Personal Application
Many believers move quickly from one day to the next without pausing to reflect. They may read Scripture, pray, attend church, or go through difficult seasons, but never take time to process what God is teaching them.
Journaling helps you slow down and ask important questions: What is God showing me? What Scripture is speaking to my heart? What prayer burden am I carrying? What has God answered? Where do I need to grow? What step of obedience should I take?
You do not have to write long entries. Some days you may write only a few sentences. Other days you may write a full prayer. The key is consistency and honesty.
Your journal can include prayers, Scriptures, gratitude lists, sermon notes, questions, confessions, spiritual goals, answered prayers, or lessons from difficult seasons. Over time, it becomes a record of your walk with God.
Remember This Truth
Journaling helps you remember God’s faithfulness, recognize spiritual growth, and respond more intentionally to what He is teaching you.
A Simple Journaling Pattern
Use this simple pattern to help you begin journaling your spiritual growth.
The W.R.I.T.E. Pattern
- Write the Scripture: Choose one verse or passage that stood out to you.
- Reflect on the meaning: Write what the Scripture teaches about God, faith, obedience, or your current season.
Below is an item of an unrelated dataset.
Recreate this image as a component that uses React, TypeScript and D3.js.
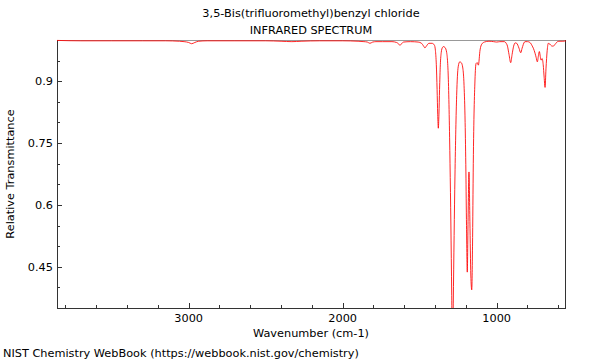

- Identify your response: Ask how God may be calling you to trust, obey, repent, forgive, pray, or grow.
- Talk to God: Write a short prayer in response to what you read.
- Examine later: Come back after a few days or weeks to see how God has been working.
This pattern helps your journal become more than a diary. It becomes a tool for Scripture reflection, prayer, and spiritual growth.
What to Include in a Spiritual Journal
Your journal can be simple and personal. Use it in a way that helps you grow.
Helpful Journal Sections
- Scripture: Write one verse or passage you are studying.
- Observation: Note what stands out, what repeats, or what seems important.
- Application: Write how the Scripture applies to your life.
- Prayer: Record your honest response to God.
- Gratitude: List specific things you are thankful for.
- Prayer requests: Write what you are praying about.
- Answered prayers: Record how God responds over time.
- Growth areas: Note where God is correcting, strengthening, or stretching you.
- Next steps: Write one practical action you will take.
Questions for Spiritual Reflection
Example Questions
- What is God teaching me in this season?
- What Scripture has been speaking to my heart recently?
- What prayer burden am I carrying?
- Where have I seen God’s faithfulness this week?
- What has God answered that I need to remember?
- Where do I need to repent, surrender, or obey?
- What fear, burden, or concern do I need to give to God?
- How am I growing compared to where I was a month or year ago?
Reflection Questions
- Have you ever used journaling as part of your spiritual growth?
- What would be most helpful for you to track: prayers, Scriptures, gratitude, growth, or answered prayers?
- How could journaling help you remember God’s faithfulness?
- What season of your life do you need to reflect on more prayerfully?
- What simple journaling rhythm could you begin this week?
Action Step
Begin a simple spiritual journal this week. You can use a notebook, a notes app, or a document. Start with just 5 to 10 minutes after your quiet time.
Complete these prompts today:
- Today’s Scripture is: __________________________
- One truth God is showing me is: __________________________
- One thing I am praying about is: __________________________
- One thing I am thankful for is: __________________________
- One step of obedience I will take is: __________________________
At the end of the week, read back through your entries and look for patterns, answered prayers, or areas where God is helping you grow.
Prayer
Father, thank You for Your faithfulness in every season. Help me slow down and pay attention to what You are teaching me. Teach me to remember Your works, reflect on Your Word, and respond with obedience. Use journaling to deepen my prayer life, strengthen my gratitude, and help me recognize the ways You are growing me. Let my written reflections become reminders of Your goodness and grace. In Jesus name, Amen.